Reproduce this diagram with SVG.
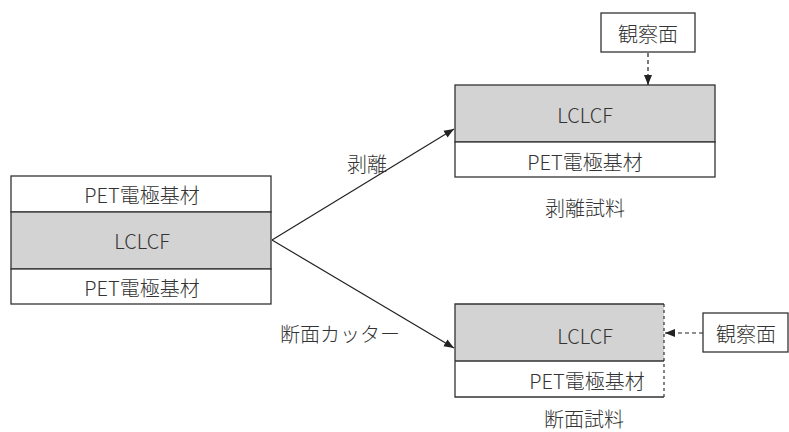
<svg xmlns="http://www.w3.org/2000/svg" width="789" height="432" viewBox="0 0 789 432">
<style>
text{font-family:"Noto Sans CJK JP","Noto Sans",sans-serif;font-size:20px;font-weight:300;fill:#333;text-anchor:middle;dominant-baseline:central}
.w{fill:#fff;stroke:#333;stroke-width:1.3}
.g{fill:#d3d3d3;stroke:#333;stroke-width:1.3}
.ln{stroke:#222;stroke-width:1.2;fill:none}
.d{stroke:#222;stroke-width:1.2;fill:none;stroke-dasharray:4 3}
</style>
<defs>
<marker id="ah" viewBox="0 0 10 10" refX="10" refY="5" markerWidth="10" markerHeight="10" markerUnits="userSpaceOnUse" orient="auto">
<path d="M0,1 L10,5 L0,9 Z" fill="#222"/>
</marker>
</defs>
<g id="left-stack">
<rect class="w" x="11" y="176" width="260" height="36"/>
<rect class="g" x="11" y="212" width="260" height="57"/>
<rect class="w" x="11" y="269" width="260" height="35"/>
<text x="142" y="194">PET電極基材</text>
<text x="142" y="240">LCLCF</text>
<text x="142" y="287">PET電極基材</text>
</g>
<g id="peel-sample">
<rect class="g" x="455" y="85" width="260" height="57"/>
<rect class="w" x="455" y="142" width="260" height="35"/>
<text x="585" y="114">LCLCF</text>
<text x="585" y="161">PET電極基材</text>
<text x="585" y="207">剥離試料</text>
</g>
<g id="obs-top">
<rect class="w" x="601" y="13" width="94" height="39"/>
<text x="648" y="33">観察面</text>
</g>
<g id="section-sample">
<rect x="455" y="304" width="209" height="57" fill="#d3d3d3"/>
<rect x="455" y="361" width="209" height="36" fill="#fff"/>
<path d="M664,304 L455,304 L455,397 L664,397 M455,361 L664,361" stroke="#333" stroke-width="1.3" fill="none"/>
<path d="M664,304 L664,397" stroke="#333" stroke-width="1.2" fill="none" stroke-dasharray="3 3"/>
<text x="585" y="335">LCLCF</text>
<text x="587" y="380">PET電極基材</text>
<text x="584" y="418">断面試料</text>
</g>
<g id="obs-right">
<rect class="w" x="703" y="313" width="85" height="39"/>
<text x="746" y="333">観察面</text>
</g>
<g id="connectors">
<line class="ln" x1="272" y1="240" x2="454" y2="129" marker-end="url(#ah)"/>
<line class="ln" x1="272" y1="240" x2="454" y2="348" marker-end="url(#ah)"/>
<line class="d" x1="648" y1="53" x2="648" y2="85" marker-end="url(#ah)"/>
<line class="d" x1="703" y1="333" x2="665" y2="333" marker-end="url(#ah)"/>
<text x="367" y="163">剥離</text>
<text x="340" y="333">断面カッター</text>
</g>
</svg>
□ □ □ □
▶ [Goal of the exercise] Return the listing above word for word, with the pictures removed.

▶ [Exercise result]
Reproduce this diagram with SVG.
<svg xmlns="http://www.w3.org/2000/svg" width="789" height="432" viewBox="0 0 789 432">
<style>
text{font-family:"Noto Sans CJK JP","Noto Sans",sans-serif;font-size:20px;font-weight:300;fill:#333;text-anchor:middle;dominant-baseline:central}
.w{fill:#fff;stroke:#333;stroke-width:1.3}
.g{fill:#d3d3d3;stroke:#333;stroke-width:1.3}
.ln{stroke:#222;stroke-width:1.2;fill:none}
.d{stroke:#222;stroke-width:1.2;fill:none;stroke-dasharray:4 3}
</style>
<defs>
<marker id="ah" viewBox="0 0 10 10" refX="10" refY="5" markerWidth="10" markerHeight="10" markerUnits="userSpaceOnUse" orient="auto">
<path d="M0,1 L10,5 L0,9 Z" fill="#222"/>
</marker>
</defs>
<g id="left-stack">
<rect class="w" x="11" y="176" width="260" height="36"/>
<rect class="g" x="11" y="212" width="260" height="57"/>
<rect class="w" x="11" y="269" width="260" height="35"/>
<text x="142" y="194">PET電極基材</text>
<text x="142" y="240">LCLCF</text>
<text x="142" y="287">PET電極基材</text>
</g>
<g id="peel-sample">
<rect class="g" x="455" y="85" width="260" height="57"/>
<rect class="w" x="455" y="142" width="260" height="35"/>
<text x="585" y="114">LCLCF</text>
<text x="585" y="161">PET電極基材</text>
<text x="585" y="207">剥離試料</text>
</g>
<g id="obs-top">
<rect class="w" x="601" y="13" width="94" height="39"/>
<text x="648" y="33">観察面</text>
</g>
<g id="section-sample">
<rect x="455" y="304" width="209" height="57" fill="#d3d3d3"/>
<rect x="455" y="361" width="209" height="36" fill="#fff"/>
<path d="M664,304 L455,304 L455,397 L664,397 M455,361 L664,361" stroke="#333" stroke-width="1.3" fill="none"/>
<path d="M664,304 L664,397" stroke="#333" stroke-width="1.2" fill="none" stroke-dasharray="3 3"/>
<text x="585" y="335">LCLCF</text>
<text x="587" y="380">PET電極基材</text>
<text x="584" y="418">断面試料</text>
</g>
<g id="obs-right">
<rect class="w" x="703" y="313" width="85" height="39"/>
<text x="746" y="333">観察面</text>
</g>
<g id="connectors">
<line class="ln" x1="272" y1="240" x2="454" y2="129" marker-end="url(#ah)"/>
<line class="ln" x1="272" y1="240" x2="454" y2="348" marker-end="url(#ah)"/>
<line class="d" x1="648" y1="53" x2="648" y2="85" marker-end="url(#ah)"/>
<line class="d" x1="703" y1="333" x2="665" y2="333" marker-end="url(#ah)"/>
<text x="367" y="163">剥離</text>
<text x="340" y="333">断面カッター</text>
</g>
</svg>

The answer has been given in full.